Aug 25th, 2023 | By | Category: Equities

Roundhill Investments has expanded its suite of thematic equity ETFs in the US with a new fund providing global exposure to the luxury goods sector.

Roundhill rolls out global luxury ETF

Luxury goods companies typically benefit from high profit margins and brand loyalty.

The Roundhill S&P Global Luxury ETF (LUXX US) has been listed on NYSE Arca with an expense ratio of 0.45%.

According to research from Bain & Co., the global luxury market is expected to grow by roughly 50% between 2022 and 2030, resulting in a total market size of more than $600 billion. Generation Y, Z, and Alpha are expected to be the key drivers of this growth with their spending predicted to expand at a rate three times faster than other generations.

Investors adding luxury goods companies to their portfolios can expect to benefit from these firms’ high profit margins, brand loyalty, strong free cash flow generation, and well-balanced revenue exposure to both developed and emerging economies, characteristics that historically have offered a degree of resiliency during economic and market downturns.

The global luxury sector has performed well over the past decade with the S&P Global Luxury Index, the ETF’s underlying reference, exhibiting a compound annual growth rate (CAGR) of 11.8% between 31 August 2011 and 31 July 2023.

Dave Mazza, Chief Strategy Officer at Roundhill Investments, commented: “Luxury goods have shown resilience through challenging economic conditions, and we believe the sector has long-term growth potential. We are excited to offer investors efficient, low-cost access to the global luxury sector with the launch of LUXX.”

Methodology

The S&P Global Luxury Index consists of 80 companies globally that are engaged in the production or distribution of luxury goods or the provision of luxury services.
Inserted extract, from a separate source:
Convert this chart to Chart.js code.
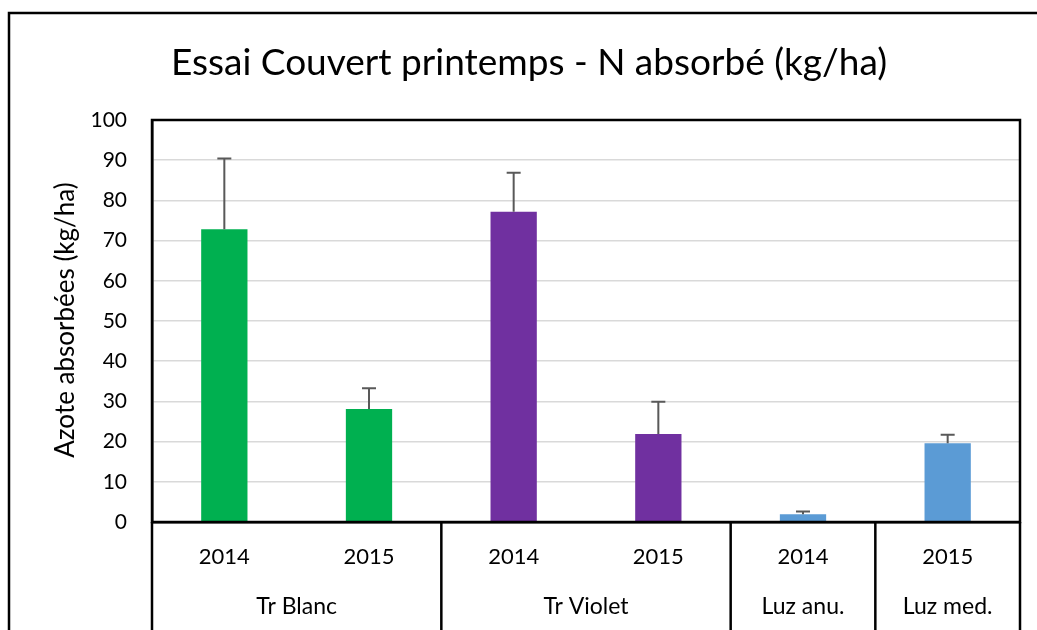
<!DOCTYPE html>
<html>
<head>
<meta charset="utf-8">
<script src="https://cdn.jsdelivr.net/npm/chart.js@4.4.0/dist/chart.umd.min.js"></script>
<style>
  html, body { margin: 0; padding: 0; background: #fff; }
  #wrap { width: 1037px; height: 630px; }
</style>
</head>
<body>
<div id="wrap"><canvas id="chart" width="1037" height="630"></canvas></div>
<script>
// ---- data ----
const years = ['2014', '2015', '2014', '2015', '2014', '2015'];
const groups = ['Tr Blanc', 'Tr Blanc', 'Tr Violet', 'Tr Violet', 'Luz anu.', 'Luz med.'];
const nAbsorbed = [72.8, 28.1, 77.2, 21.9, 1.9, 19.6];
const nError = [17.6, 5.2, 9.7, 8.0, 0.7, 2.1];
const barColors = ['#00B050', '#00B050', '#7030A0', '#7030A0', '#5B9BD5', '#5B9BD5'];
const yTicks = [0, 10, 20, 30, 40, 50, 60, 70, 80, 90, 100];

const titleText = 'Essai Couvert printemps - N absorbé (kg/ha)';
const yTitleText = 'Azote absorbées (kg/ha)';
const FONT = 'Lato, "Open Sans", sans-serif';

// ---- extra drawing: frame, error bars, two-level category axis ----
const decor = {
  id: 'decor',
  beforeDraw(chart) {
    const ctx = chart.ctx;
    ctx.save();
    ctx.fillStyle = '#fff';
    ctx.fillRect(0, 0, chart.width, chart.height);
    ctx.restore();
  },
  afterDatasetsDraw(chart) {
    const ctx = chart.ctx;
    const x = chart.scales.x, y = chart.scales.y;
    ctx.save();
    ctx.strokeStyle = '#595959';
    ctx.lineWidth = 2;
    nAbsorbed.forEach((v, i) => {
      const px = x.getPixelForValue(i);
      const top = y.getPixelForValue(v);
      const end = y.getPixelForValue(v + nError[i]);
      ctx.beginPath();
      ctx.moveTo(px, top);
      ctx.lineTo(px, end);
      ctx.moveTo(px - 7, end);
      ctx.lineTo(px + 7, end);
      ctx.stroke();
    });
    ctx.restore();
  },
  afterDraw(chart) {
    const ctx = chart.ctx;
    const a = chart.chartArea;
    const x = chart.scales.x;
    ctx.save();

    // outer chart frame
    ctx.strokeStyle = '#000';
    ctx.lineWidth = 2.5;
    ctx.beginPath();
    ctx.moveTo(9, chart.height + 5);
    ctx.lineTo(9, 13);
    ctx.lineTo(chart.width + 5, 13);
    ctx.stroke();

    // plot area border
    ctx.strokeRect(a.left, a.top, a.right - a.left, a.bottom - a.top);

    // group separators below the axis
    const bounds = [a.left];
    for (let i = 0; i < groups.length - 1; i++) {
      if (groups[i] !== groups[i + 1]) {
        bounds.push((x.getPixelForValue(i) + x.getPixelForValue(i + 1)) / 2);
      }
    }
    bounds.push(a.right);
    ctx.beginPath();
    bounds.forEach(b => {
      ctx.moveTo(b, a.bottom);
      ctx.lineTo(b, chart.height + 5);
    });
    ctx.stroke();

    // year labels
    ctx.fillStyle = '#000';
    ctx.textAlign = 'center';
    ctx.textBaseline = 'middle';
    ctx.font = '22px ' + FONT;
    years.forEach((yr, i) => ctx.fillText(yr, x.getPixelForValue(i), a.bottom + 35));

    // group labels
    ctx.font = '23px ' + FONT;
    let start = 0;
    for (let i = 0; i < groups.length; i++) {
      if (i === groups.length - 1 || groups[i] !== groups[i + 1]) {
        const cx = (x.getPixelForValue(start) + x.getPixelForValue(i)) / 2;
        ctx.fillText(groups[i], cx, a.bottom + 85);
        start = i + 1;
      }
    }

    // title
    ctx.font = '37px ' + FONT;
    ctx.fillText(titleText, 529, 63);

    // y axis title
    ctx.translate(66, 320);
    ctx.rotate(-Math.PI / 2);
    ctx.font = '26px ' + FONT;
    ctx.fillText(yTitleText, 0, 0);

    ctx.restore();
  }
};

new Chart(document.getElementById('chart'), {
  type: 'bar',
  data: {
    labels: years,
    datasets: [{
      data: nAbsorbed,
      backgroundColor: barColors,
      borderWidth: 0,
      barPercentage: 0.32,
      categoryPercentage: 1
    }]
  },
  options: {
    responsive: false,
    animation: false,
    events: [],
    layout: { padding: { top: 120, left: 0, right: 17, bottom: 0 } },
    plugins: {
      legend: { display: false },
      title: { display: false },
      tooltip: { enabled: false }
    },
    scales: {
      x: {
        grid: { display: false, drawTicks: false },
        border: { display: true, color: '#000', width: 2.5 },
        ticks: { display: false },
        afterFit: s => { s.height = 108; }
      },
      y: {
        min: 0,
        max: 100,
        afterBuildTicks: s => { s.ticks = yTicks.map(v => ({ value: v })); },
        grid: { color: '#D9D9D9', lineWidth: 1.5, drawTicks: false },
        border: { display: true, color: '#000', width: 2.5 },
        ticks: {
          color: '#000',
          padding: 25,
          font: { size: 21, family: FONT }
        },
        afterFit: s => { s.width = 152; }
      }
    }
  },
  plugins: [decor]
});
</script>
</body>
</html>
To ensure investability, constituents must be listed on a developed market and have an average daily trading volume of at least $1 million.
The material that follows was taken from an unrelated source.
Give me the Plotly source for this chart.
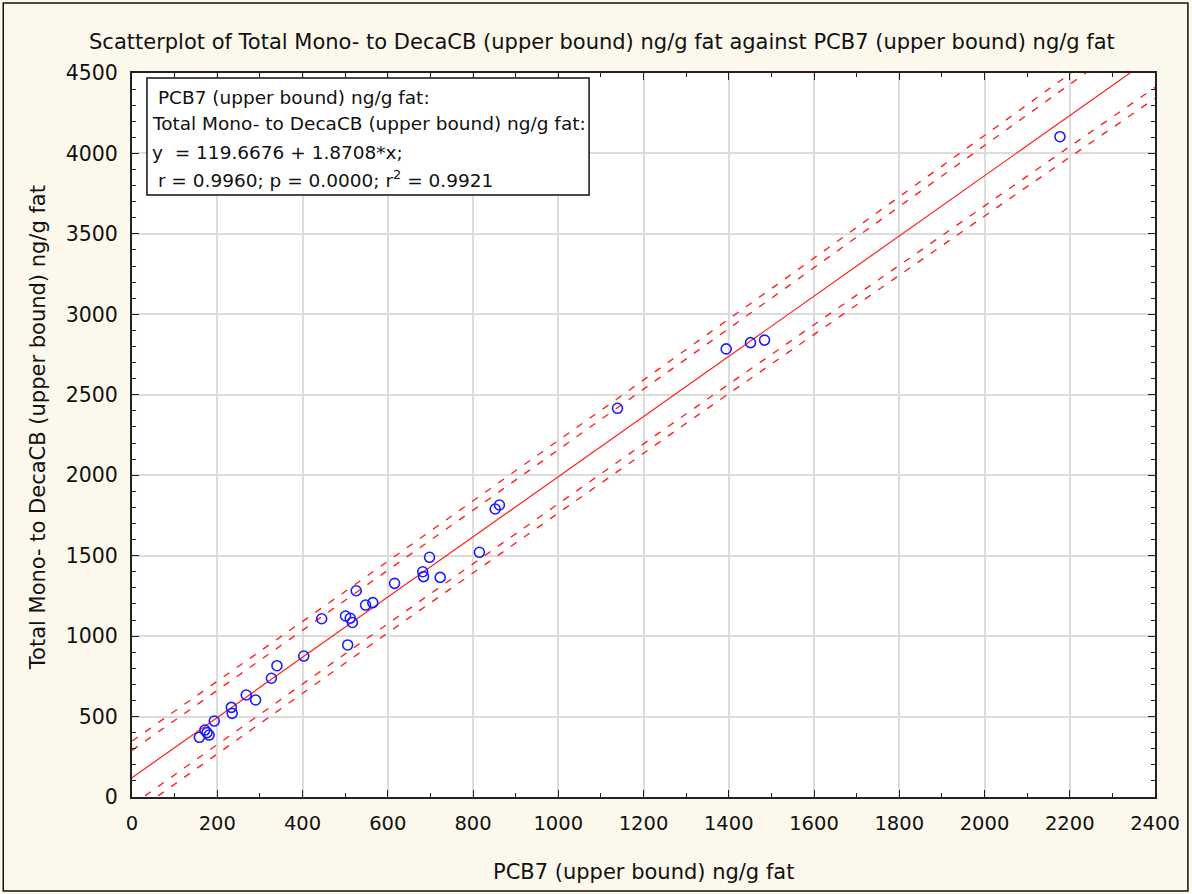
import numpy as np
import plotly.graph_objects as go

# ---- data ----
pcb7 = [158, 171, 176, 181, 193, 233, 235, 268, 290, 327, 340,
        403, 445, 501, 506, 512, 517, 526, 548, 565, 616,
        682, 684, 698, 723, 815, 852, 862,
        1139, 1394, 1451, 1484, 2177]
total_cb = [371, 416, 400, 385, 472, 557, 520, 634, 603, 738, 816,
            876, 1108, 1125, 945, 1111, 1085, 1282, 1193, 1208, 1328,
            1400, 1370, 1490, 1365, 1521, 1790, 1815,
            2416, 2785, 2824, 2840, 4104]

intercept = 119.6676
slope = 1.8708
resid_se = 80.0
t_inner = 2.035          # 95 %
t_outer = 2.733          # 99 %

x_ticks = list(range(0, 2401, 200))
y_ticks = list(range(0, 4501, 500))

title_text = "Scatterplot of Total Mono- to DecaCB (upper bound) ng/g fat against PCB7 (upper bound) ng/g fat"
x_title = "PCB7 (upper bound) ng/g fat"
y_title = "Total Mono- to DecaCB (upper bound) ng/g fat"
box_lines = [" PCB7 (upper bound) ng/g fat:",
             "Total Mono- to DecaCB (upper bound) ng/g fat:",
             "y  = 119.6676 + 1.8708*x;",
             " r = 0.9960; p = 0.0000; r<sup>2</sup> = 0.9921"]

# ---- geometry (pixels) ----
W, H = 1192, 894
L, R, T, B = 132, 1157, 73, 797
pw, ph = R - L, B - T

def px(xp):
    return (xp - L) / pw

def py(yp):
    return (B - yp) / ph

# ---- regression line and bands ----
xs = np.linspace(0, 2400, 241)
yfit = intercept + slope * xs
xa = np.array(pcb7, dtype=float)
n = len(xa)
xm = xa.mean()
sxx = ((xa - xm) ** 2).sum()
fac = resid_se * np.sqrt(1 + 1 / n + (xs - xm) ** 2 / sxx)

red = "#ff2020"
dash = "7px,9px"
fig = go.Figure()
for t in (t_outer, t_inner):
    for sgn in (1, -1):
        fig.add_trace(go.Scatter(x=xs, y=yfit + sgn * t * fac, mode="lines",
                                 line=dict(color=red, width=1.4, dash=dash),
                                 hoverinfo="skip", showlegend=False))
fig.add_trace(go.Scatter(x=xs, y=yfit, mode="lines",
                         line=dict(color=red, width=1.2),
                         hoverinfo="skip", showlegend=False))
fig.add_trace(go.Scatter(x=pcb7, y=total_cb, mode="markers",
                         marker=dict(symbol="circle-open", size=10,
                                     color="#1c1cff", line=dict(width=1.6)),
                         showlegend=False))

font_main = "DejaVu Sans, Liberation Sans, Arial"
axis_common = dict(showline=True, linecolor="#222222", linewidth=2, mirror="allticks",
                   ticks="inside", ticklen=7, tickwidth=1.2, tickcolor="#222222",
                   showgrid=True, gridcolor="#dcdcdc", gridwidth=2,
                   zeroline=False, ticklabelstandoff=8)

fig.update_xaxes(range=[0, 2400], tickmode="array", tickvals=x_ticks,
                 minor=dict(dtick=100, ticks="inside", ticklen=4, tickcolor="#222222", showgrid=False),
                 tickfont=dict(family=font_main, size=19.5, color="#111111"),
                 **axis_common)
fig.update_yaxes(range=[0, 4500], tickmode="array", tickvals=y_ticks,
                 minor=dict(dtick=100, ticks="inside", ticklen=4, tickcolor="#222222", showgrid=False),
                 tickfont=dict(family=font_main, size=20.5, color="#111111"),
                 **axis_common)

annotations = [
    dict(text=title_text, xref="paper", yref="paper", x=px(603), y=py(42),
         showarrow=False, xanchor="center", yanchor="middle",
         font=dict(family=font_main, size=21, color="#111111")),
    dict(text=x_title, xref="paper", yref="paper", x=px(645), y=py(872),
         showarrow=False, xanchor="center", yanchor="middle",
         font=dict(family=font_main, size=21, color="#111111")),
    dict(text=y_title, xref="paper", yref="paper", x=px(38), y=py(428),
         showarrow=False, xanchor="center", yanchor="middle", textangle=-90,
         font=dict(family=font_main, size=21, color="#111111")),
]
line_y = [97, 123, 152, 179]
for txt, yy in zip(box_lines, line_y):
    annotations.append(dict(text=txt, xref="paper", yref="paper", x=px(150), y=py(yy),
                            showarrow=False, xanchor="left", yanchor="middle",
                            font=dict(family=font_main, size=18.5, color="#111111")))

shapes = [
    dict(type="rect", xref="paper", yref="paper", x0=px(147), x1=px(590),
         y0=py(195), y1=py(78), line=dict(color="#111111", width=1.5),
         fillcolor="white", layer="above"),
    dict(type="rect", xref="paper", yref="paper", x0=px(3), x1=px(1190),
         y0=py(891), y1=py(3), line=dict(color="#111111", width=1.5),
         fillcolor="rgba(0,0,0,0)", layer="below"),
]

fig.update_layout(width=W, height=H, margin=dict(l=L, r=W - R, t=T, b=H - B),
                  paper_bgcolor="#fdf8ec", plot_bgcolor="white",
                  annotations=annotations, shapes=shapes, showlegend=False)

fig.write_html("out.html")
Companies are selected for the index based on their size as well as a ‘luxury exposure score’ which is calculated by S&P’s equity research team using quantitative metrics such as revenues by business area as well as qualitative factors such as market perception of their industry segment.

Constituents are weighted using a combination of market capitalization and their luxury exposure scores. Individual stocks are capped at various levels depending on their luxury exposure scores – the companies most aligned with the luxury theme are capped at 8% while those that are least aligned are capped at 2%.

The US (32.6%), France (25.8%), Germany (10.0%), Switzerland (7.6%), and Italy (7.4%) contribute the largest country weights, while the index’s sector allocation is naturally dominated by consumer discretionary companies, which make up 86.5%, followed by consumer staples at 13.5%.

Notable positions include Hermes (8.2%), LVMH Moet Hennessy (7.9%), Richemont (7.6%), Mercedes-Benz (5.3%), Ferrari (5.0%), Kering (5.0%), and Diageo (4.0%).